全く同じじゃないか。わたしが生徒さんを愛することと、セックスワーカーがお客さんを、広い意味で愛することと。恋はしなくても、人間として尊重する気持ちを持っているってことと同じ。

(愛があるんじゃないかと思ったのはわたしの思い込みで、実際にはない場合もあるだろうし、セックスワーカーの内心を決めつけたのは今は間違っていると考えています。誰でも業務を遂行してお金をもらうのだから、愛があろうとなかろうと関係ないし、他人がどうこういうことは許されないと今は考えています。)


(労働者には、お金をもらうことで、業務に対する内心を割りきる自由を得るのだと今は考えています)

以下のエントリで発見したことは、「引け目」がすごく問題になってる、ってことだった。男も女も、セックスワーカーに引け目を感じているみたいだ。女は、セックスワーカーじゃない自分が、セックスワークについて語っていいのか、引け目を感じているし、男は、セックスワーカーのサービスを買う自分に引け目を感じている。


引け目なんて感じる必要ない、って思う。

わたしは事務の仕事を断った。向いてないしやりたくなかったからだ。でも、事務の仕事の人を軽んじているわけでもないし、弱者だと思ってない。
それと同じように、わたしはたまたま、セックスワークを選ばなかった。セックスワーカーを軽んじてもないし、弱者だとも思わない。

全く同じ話だ。
事務の仕事をやりがいがあってやる人もいるし、そうじゃない人もいる。お金のために働いている人もいるだろう。
セックスワークだって、お金のために働く人もいるだろうし、やりがいを感じている人もいるだろう。
いろんな人がいる。事務の人にいろんな人がいるのと同じだ。営業の人にいろんな人がいるのも、事情があるのも同じだ。
だから、引け目なんて感じる必要はない。

引け目が、セックスワーカーを理解する妨げになっているし、男性が、セックスワーカーのサービスを気持ちよく受けることの妨げになっていると思った。
お金で買うことの引け目、愛がないと信じている感じ、そういうのが、居心地の良さを阻んでいると思った。本当は、仕事でサービスをする人は、お客さんになんらかの愛情を抱いている。それは、恋でもないし特別扱いでもない、ただ、自分のサービスをよりよく享受してほしいと言う願いだ。より良い人間になることの手伝いをしたいと言う願いだ。少なくともわたしにはそれがある。

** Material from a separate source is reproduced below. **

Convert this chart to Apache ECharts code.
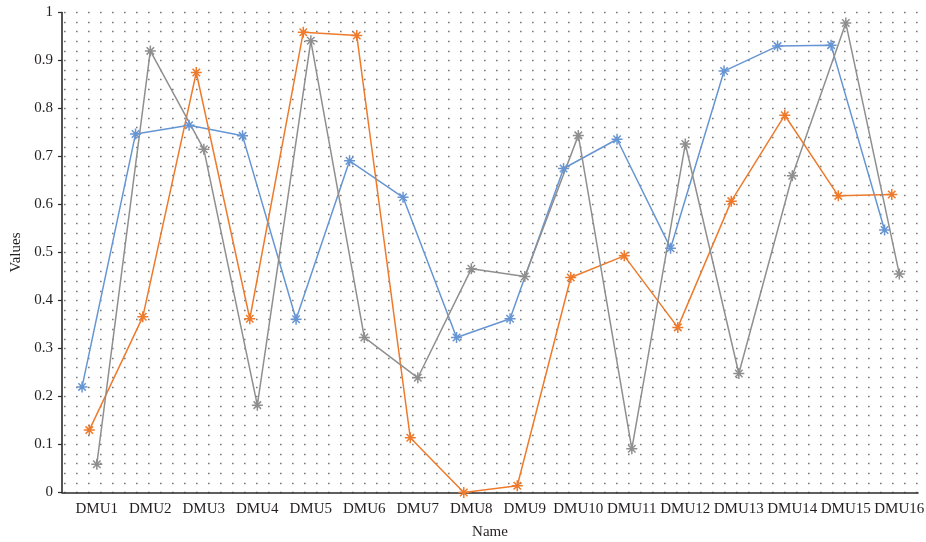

それと、セックスワーカーの人には似た部分があるんじゃないか、と思った。これはもちろん推測なんだけれど、あながち間違っていないんじゃないかと思った。

引け目を感じる余裕もない。
セックスワークに行かなくても、働かなくても、セックスワークの中に潜む問題は、わたしの問題でもある。
女たちの問題は、男たちの問題でもある。